Greece - Economic development
Until the mid-1970s, Greek governments devoted themselves principally to expanding agricultural and industrial production, controlling prices and inflation, improving state finances, developing natural resources, and creating basic industries. In 1975, the Karamanlis government undertook a series of austerity measures designed to curb inflation and redress the balance-ofpayments deficit. A new energy program included plans for stepped-up exploitation of oil and lignite reserves, along with uranium exploration in northern Greece. Increased efforts at import substitution were to be undertaken in all sectors. On 7 March 1975, in an effort to strengthen confidence in the national currency, the government announced that the value of the drachma would no longer be quoted in terms of a fixed link with the US dollar, but would be based on daily averages taken from the currencies of Greece's main trade partners.

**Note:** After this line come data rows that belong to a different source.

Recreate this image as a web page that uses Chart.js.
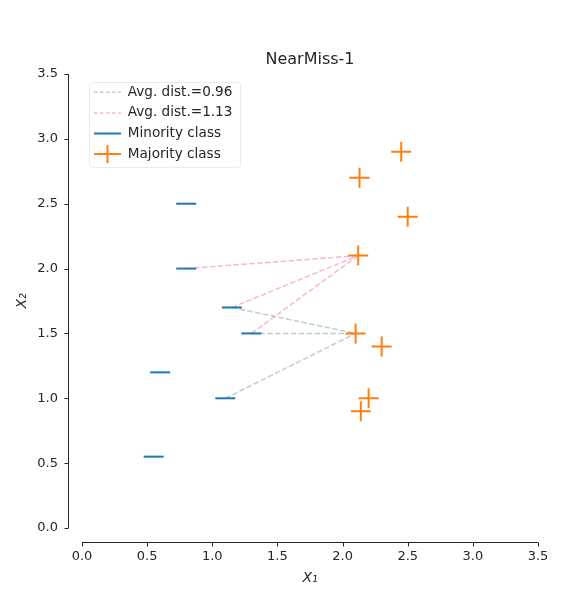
<!DOCTYPE html>
<html>
<head>
<meta charset="utf-8">
<script src="https://cdn.jsdelivr.net/npm/chart.js@4.4.1/dist/chart.umd.min.js"></script>
<style>
  html, body { margin: 0; padding: 0; background: #fff; }
  #wrap { width: 570px; height: 590px; }
</style>
</head>
<body>
<div id="wrap"><canvas id="myChart"></canvas></div>
<script>
// minority samples
var minorityX = [0.8, 0.8, 1.15, 1.3, 0.6, 1.1, 0.55];
var minorityY = [2.5, 2.0, 1.7, 1.5, 1.2, 1.0, 0.55];
// majority samples
var majorityX = [2.45, 2.13, 2.5, 2.12, 2.1, 2.3, 2.2, 2.14];
var majorityY = [2.9, 2.7, 2.4, 2.1, 1.5, 1.4, 1.0, 0.9];
// which minority points each highlighted majority point is linked to
var linkMajority = [4, 3];
var linkMinority = [[2, 3, 5], [1, 2, 3]];
var linkLabels = ['Avg. dist.=0.96', 'Avg. dist.=1.13'];
var linkColors = ['rgba(100,150,100,0.42)', 'rgba(240,100,150,0.45)'];
var classLabels = ['Minority class', 'Majority class'];
var xTicks = [0, 0.5, 1, 1.5, 2, 2.5, 3, 3.5];
var yTicks = [0, 0.5, 1, 1.5, 2, 2.5, 3, 3.5];

var pts = function (xs, ys) {
  return xs.map(function (x, i) { return {x: x, y: ys[i]}; });
};

var linkData = function (k) {
  var out = [];
  var M = linkMajority[k];
  linkMinority[k].forEach(function (m, j) {
    if (j > 0) out.push({x: null, y: null});
    out.push({x: minorityX[m], y: minorityY[m]});
    out.push({x: majorityX[M], y: majorityY[M]});
  });
  return out;
};

var FONT = 'DejaVu Sans';
var ink = '#262626';

var datasets = [];
linkLabels.forEach(function (lab, k) {
  datasets.push({
    label: lab,
    data: linkData(k),
    showLine: true,
    spanGaps: false,
    borderColor: linkColors[k],
    borderWidth: 1.5,
    borderDash: [5.5, 2.4],
    pointRadius: 0,
    order: 2
  });
});
datasets.push({
  label: classLabels[0],
  data: pts(minorityX, minorityY),
  pointStyle: 'line',
  pointRadius: 10,
  pointBorderColor: '#1f77b4',
  pointBorderWidth: 2,
  borderColor: '#1f77b4',
  order: 1
});
datasets.push({
  label: classLabels[1],
  data: pts(majorityX, majorityY),
  pointStyle: 'cross',
  pointRadius: 10,
  pointBorderColor: '#ff7f0e',
  pointBorderWidth: 2,
  borderColor: '#ff7f0e',
  order: 0
});

// matplotlib-like offset spines with small ticks, legend inside the axes
var spines = {
  id: 'spines',
  afterLayout: function (chart) {
    var lg = chart.legend, a = chart.chartArea;
    if (!lg) return;
    lg.left = a.left + 5;
    lg.top = a.top + 4.5;
    lg.right = lg.left + lg.width;
    lg.bottom = lg.top + lg.height;
  },
  beforeDraw: function (chart) {
    // legend frame
    var lg = chart.legend;
    if (!lg || !lg.legendHitBoxes || !lg.legendHitBoxes.length) return;
    var hb = lg.legendHitBoxes;
    var l = Infinity, t = Infinity, r = -Infinity, b = -Infinity;
    hb.forEach(function (h) {
      l = Math.min(l, h.left); t = Math.min(t, h.top);
      r = Math.max(r, h.left + h.width); b = Math.max(b, h.top + h.height);
    });
    var ctx = chart.ctx;
    ctx.save();
    ctx.fillStyle = 'rgba(255,255,255,0.8)';
    ctx.strokeStyle = '#ebebeb';
    ctx.lineWidth = 1;
    ctx.beginPath();
    ctx.roundRect(Math.round(l - 5) + 0.5, Math.round(t - 4) + 0.5, Math.round(r - l + 13), Math.round(b - t + 10), 3);
    ctx.fill();
    ctx.stroke();
    ctx.restore();
  },
  afterDraw: function (chart) {
    var ctx = chart.ctx;
    var xs = chart.scales.x, ys = chart.scales.y;
    var a = chart.chartArea;
    var gap = 14, tl = 4;
    ctx.save();
    ctx.strokeStyle = ink;
    ctx.lineWidth = 1;
    ctx.beginPath();
    var sx = Math.round(a.left - gap) + 0.5;
    ctx.moveTo(sx, ys.getPixelForValue(yTicks[0]));
    ctx.lineTo(sx, ys.getPixelForValue(yTicks[yTicks.length - 1]));
    yTicks.forEach(function (v) {
      var p = Math.round(ys.getPixelForValue(v)) + 0.5;
      ctx.moveTo(sx, p);
      ctx.lineTo(sx - tl, p);
    });
    var sy = Math.round(a.bottom + gap) + 0.5;
    ctx.moveTo(xs.getPixelForValue(xTicks[0]), sy);
    ctx.lineTo(xs.getPixelForValue(xTicks[xTicks.length - 1]), sy);
    xTicks.forEach(function (v) {
      var p = Math.round(xs.getPixelForValue(v)) + 0.5;
      ctx.moveTo(p, sy);
      ctx.lineTo(p, sy + tl);
    });
    ctx.stroke();
    ctx.restore();
  }
};

var ctx = document.getElementById('myChart');
new Chart(ctx, {
  type: 'scatter',
  data: {datasets: datasets},
  options: {
    responsive: true,
    maintainAspectRatio: false,
    animation: false,
    events: [],
    layout: {padding: {left: 0, right: 32, top: 0, bottom: 0}},
    scales: {
      x: {
        type: 'linear', min: 0, max: 3.5,
        afterBuildTicks: function (s) { s.ticks = xTicks.map(function (v) { return {value: v}; }); },
        afterFit: function (s) { s.height = 62; },
        grid: {display: false, drawTicks: false},
        border: {display: false},
        ticks: {
          padding: 21, color: ink, font: {family: FONT, size: 13},
          callback: function (v) { return v.toFixed(1); }
        },
        title: {display: true, text: 'X₁', color: ink, padding: {top: 0, bottom: 3},
          font: {family: FONT, size: 14, style: 'italic'}}
      },
      y: {
        type: 'linear', min: 0, max: 3.5,
        afterBuildTicks: function (s) { s.ticks = yTicks.map(function (v) { return {value: v}; }); },
        afterFit: function (s) { s.width = 82; },
        grid: {display: false, drawTicks: false},
        border: {display: false},
        ticks: {
          padding: 24, color: ink, font: {family: FONT, size: 13},
          callback: function (v) { return v.toFixed(1); }
        },
        title: {display: true, text: 'X₂', color: ink, padding: {top: 14, bottom: 0},
          font: {family: FONT, size: 14, style: 'italic'}}
      }
    },
    plugins: {
      title: {
        display: true, text: 'NearMiss-1', fullSize: false, color: ink,
        font: {family: FONT, size: 16, weight: 'normal'},
        padding: {top: 50, bottom: 4.8}
      },
      tooltip: {enabled: false},
      legend: {
        position: 'chartArea',
        align: 'start',
        labels: {
          usePointStyle: true,
          pointStyleWidth: 27,
          boxHeight: 13,
          padding: 7,
          color: ink,
          font: {family: FONT, size: 13.6},
          generateLabels: function (chart) {
            return chart.data.datasets.map(function (d, i) {
              return {
                text: d.label,
                datasetIndex: i,
                fontColor: ink,
                hidden: false,
                strokeStyle: d.borderColor,
                fillStyle: 'rgba(0,0,0,0)',
                lineWidth: i < 2 ? 1.5 : 2,
                lineDash: i < 2 ? [3.5, 2.5] : [],
                pointStyle: i === 3 ? 'cross' : 'line'
              };
            });
          }
        }
      }
    }
  },
  plugins: [spines]
});
</script>
</body>
</html>
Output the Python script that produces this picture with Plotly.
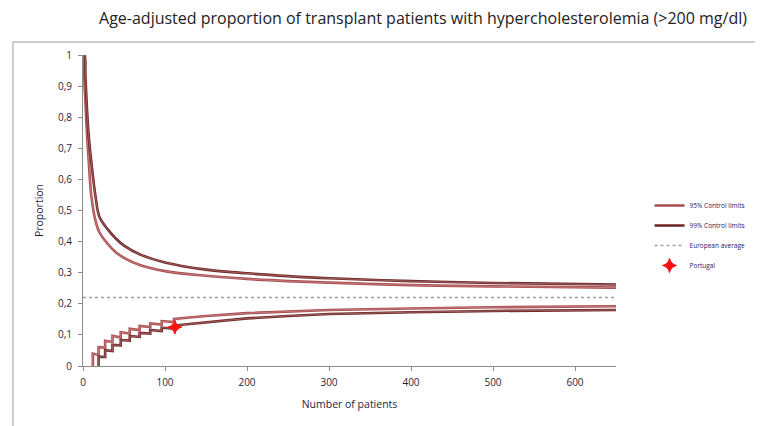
import plotly.graph_objects as go

# ---- data ----
n_upper = [1, 2, 3, 5, 7, 10, 15, 20, 30, 40, 50, 70, 100, 150, 200, 250, 300, 400, 500, 650]
upper99 = [1.0, 1.0, 0.93, 0.82, 0.74, 0.66, 0.55, 0.48, 0.44, 0.41, 0.387, 0.358, 0.333, 0.31, 0.298, 0.289, 0.282, 0.273, 0.267, 0.262]
upper95 = [1.0, 0.90, 0.85, 0.74, 0.66, 0.55, 0.47, 0.43, 0.393, 0.366, 0.348, 0.324, 0.305, 0.29, 0.28, 0.273, 0.268, 0.26, 0.256, 0.252]

# lower limits (saw-tooth at small n, as drawn in the reference)
n_low95 = [12, 12, 19, 19, 27, 27, 36, 36, 46, 46, 57, 57, 69, 69, 82, 82, 96, 96, 111, 111,
           130, 150, 200, 250, 300, 400, 500, 650]
low95 = [0.0, 0.040, 0.0355, 0.0605, 0.059, 0.081, 0.077, 0.097, 0.0915, 0.1085, 0.1045, 0.1195,
         0.1155, 0.1285, 0.125, 0.137, 0.1335, 0.1445, 0.141, 0.151,
         0.156, 0.161, 0.170, 0.176, 0.180, 0.185, 0.189, 0.192]
n_low99 = [19, 19, 27, 27, 36, 36, 46, 46, 57, 57, 69, 69, 82, 82, 96, 96, 111, 111,
           130, 150, 200, 250, 300, 400, 500, 650]
low99 = [0.0, 0.030, 0.029, 0.051, 0.048, 0.068, 0.0665, 0.0835, 0.0815, 0.0965, 0.0935, 0.1065,
         0.104, 0.116, 0.1125, 0.1235, 0.120, 0.130,
         0.135, 0.140, 0.153, 0.161, 0.167, 0.173, 0.177, 0.180]

euro_n = [0, 650]
euro_avg = [0.22, 0.22]

portugal_n = [112]
portugal_val = [0.125]

x_ticks = [0, 100, 200, 300, 400, 500, 600]
y_ticks = [0, 0.1, 0.2, 0.3, 0.4, 0.5, 0.6, 0.7, 0.8, 0.9, 1.0]

# ---- styling ----
C95 = "#a84a4c"
C99 = "#6e2424"
HI = "rgba(245,205,205,0.5)"
FONT = "Open Sans"
TXT = "#1f1f3f"

fig = go.Figure()


def add_limit(x, y, name, group, color, legend, shape):
    fig.add_trace(go.Scatter(x=x, y=y, mode="lines", name=name, legendgroup=group,
                             showlegend=legend, line=dict(color=color, width=2.6, shape=shape)))
    fig.add_trace(go.Scatter(x=x, y=y, mode="lines", name=name, legendgroup=group,
                             showlegend=False, hoverinfo="skip",
                             line=dict(color=HI, width=0.7, shape=shape)))


add_limit(n_upper, upper95, "95% Control limits", "g95", C95, True, "spline")
add_limit(n_low95, low95, "95% Control limits", "g95", C95, False, "linear")
add_limit(n_upper, upper99, "99% Control limits", "g99", C99, True, "spline")
add_limit(n_low99, low99, "99% Control limits", "g99", C99, False, "linear")

fig.add_trace(go.Scatter(x=euro_n, y=euro_avg, mode="lines", name="European average",
                         legendgroup="geu", line=dict(color="#a0a0a0", width=1.5, dash="dot")))
fig.add_trace(go.Scatter(x=portugal_n, y=portugal_val, mode="markers", name="Portugal",
                         legendgroup="gpt",
                         marker=dict(symbol="star-diamond", size=10, color="#ff1010",
                                     line=dict(width=1, color="#ff1010"))))

# page body adds an 8px offset, so the figure is drawn 8px smaller
OFF = 8
W, H = 763 - OFF, 426 - OFF
ml, mr, mt, mb = 75, 140, 47, 60
pw, ph = W - ml - mr, H - mt - mb


def px2x(px):
    return (px - OFF - ml) / pw


def py2y(py):
    return (H - mb - (py - OFF)) / ph


axis_common = dict(showgrid=False, zeroline=False, showline=True, linecolor="#8c8c8c",
                   linewidth=1, ticks="outside", ticklen=4, tickcolor="#8c8c8c",
                   tickfont=dict(family=FONT, size=10, color=TXT))

fig.update_layout(
    width=W, height=H,
    margin=dict(l=ml, r=mr, t=mt, b=mb),
    paper_bgcolor="white", plot_bgcolor="white",
    separators=",.",
    title=dict(text="Age-adjusted proportion of transplant patients with hypercholesterolemia (>200 mg/dl)",
               x=(423 - OFF) / W, xanchor="center", xref="container",
               y=1 - (18 - OFF) / H, yanchor="middle", yref="container",
               font=dict(family=FONT, size=16, color="#222222")),
    xaxis=dict(range=[0, 650], tickvals=x_ticks, ticklabelstandoff=3,
               title=dict(text="Number of patients", standoff=12,
                          font=dict(family=FONT, size=10.5, color=TXT)),
               **axis_common),
    yaxis=dict(range=[0, 1], tickvals=y_ticks, ticklabelstandoff=4,
               title=dict(text="Proportion", standoff=12,
                          font=dict(family=FONT, size=10.5, color=TXT)),
               **axis_common),
    showlegend=True,
    legend=dict(x=px2x(657), xanchor="left", y=py2y(191), yanchor="top",
                font=dict(family=FONT, size=6.5, color="#1a1a5a"),
                bgcolor="rgba(0,0,0,0)", tracegroupgap=1),
    shapes=[dict(type="rect", xref="paper", yref="paper",
                 x0=px2x(12), x1=px2x(800), y0=py2y(470), y1=py2y(42),
                 line=dict(color="#bdbdbd", width=1.5), fillcolor="rgba(0,0,0,0)", layer="below")],
)

fig.write_html("out.html")
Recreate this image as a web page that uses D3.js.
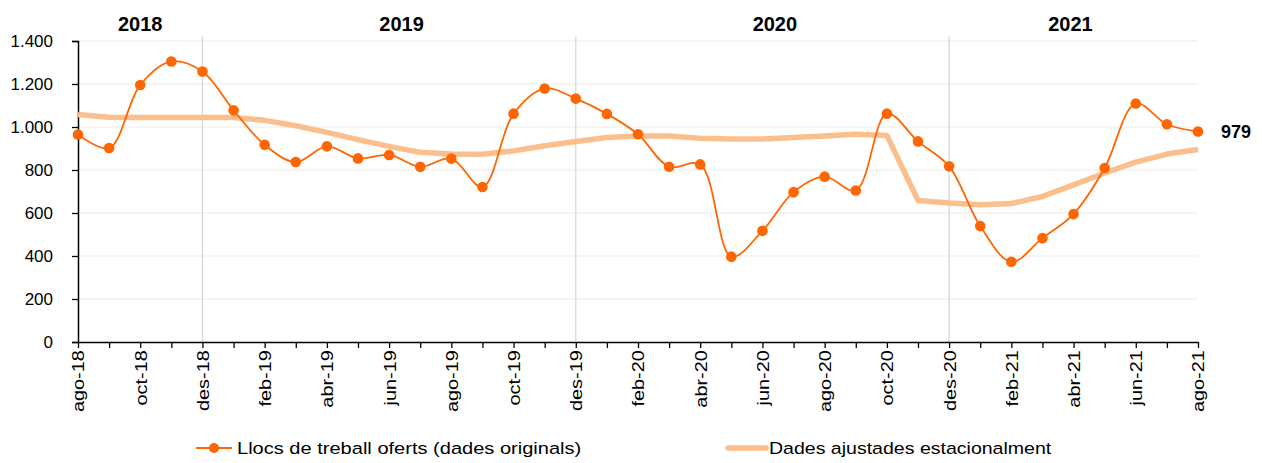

The Socialist government that took office in 1981 promised more equal distribution of income and wealth through "democratic planning" and measures to control inflation and increase productivity. It imposed controls on prices and credit and began to restructure public corporations. But the government was cautious in introducing what it called "social control in certain key sectors" of the economy, and it ordered detailed studies to be made first. Its development policies emphasized balanced regional growth and technological modernization, especially in agriculture. The conservative government that came to power in 1990 adopted a 1991–93 "adjustment program" that called for reduction of price and wage increases and a reduction in the public-sector deficit from 13% to 3% of GDP. Twenty-eight industrial companies were to be privatized.
In recent years, the chief goal of the Simitis government was admission to the European Monetary Union (EMU). As a consequence, his government instituted an austerity program aimed to tackle chronically high inflation, unemployment, and a bloated public sector. By 1998–99, these policies showed significant progress. Greece gained admission to the EMU in 2001, and adopted the euro as its new currency in 2002. The Greek economy was growing at rates above EU averages in 2002–03; however, unemployment and inflation rates were still higher than in most euro-area countries. In 2002, Greece's general government debt stood at approximately 99% of GDP. Greece benefits from EU aid, equal to about 3.3% of GDP.
Privatization of state-owned enterprises has moved at a relatively slow pace, especially in the telecommunications, banking, aerospace, and energy sectors. In 2003, preparations for the 2004 Olympics drove investment.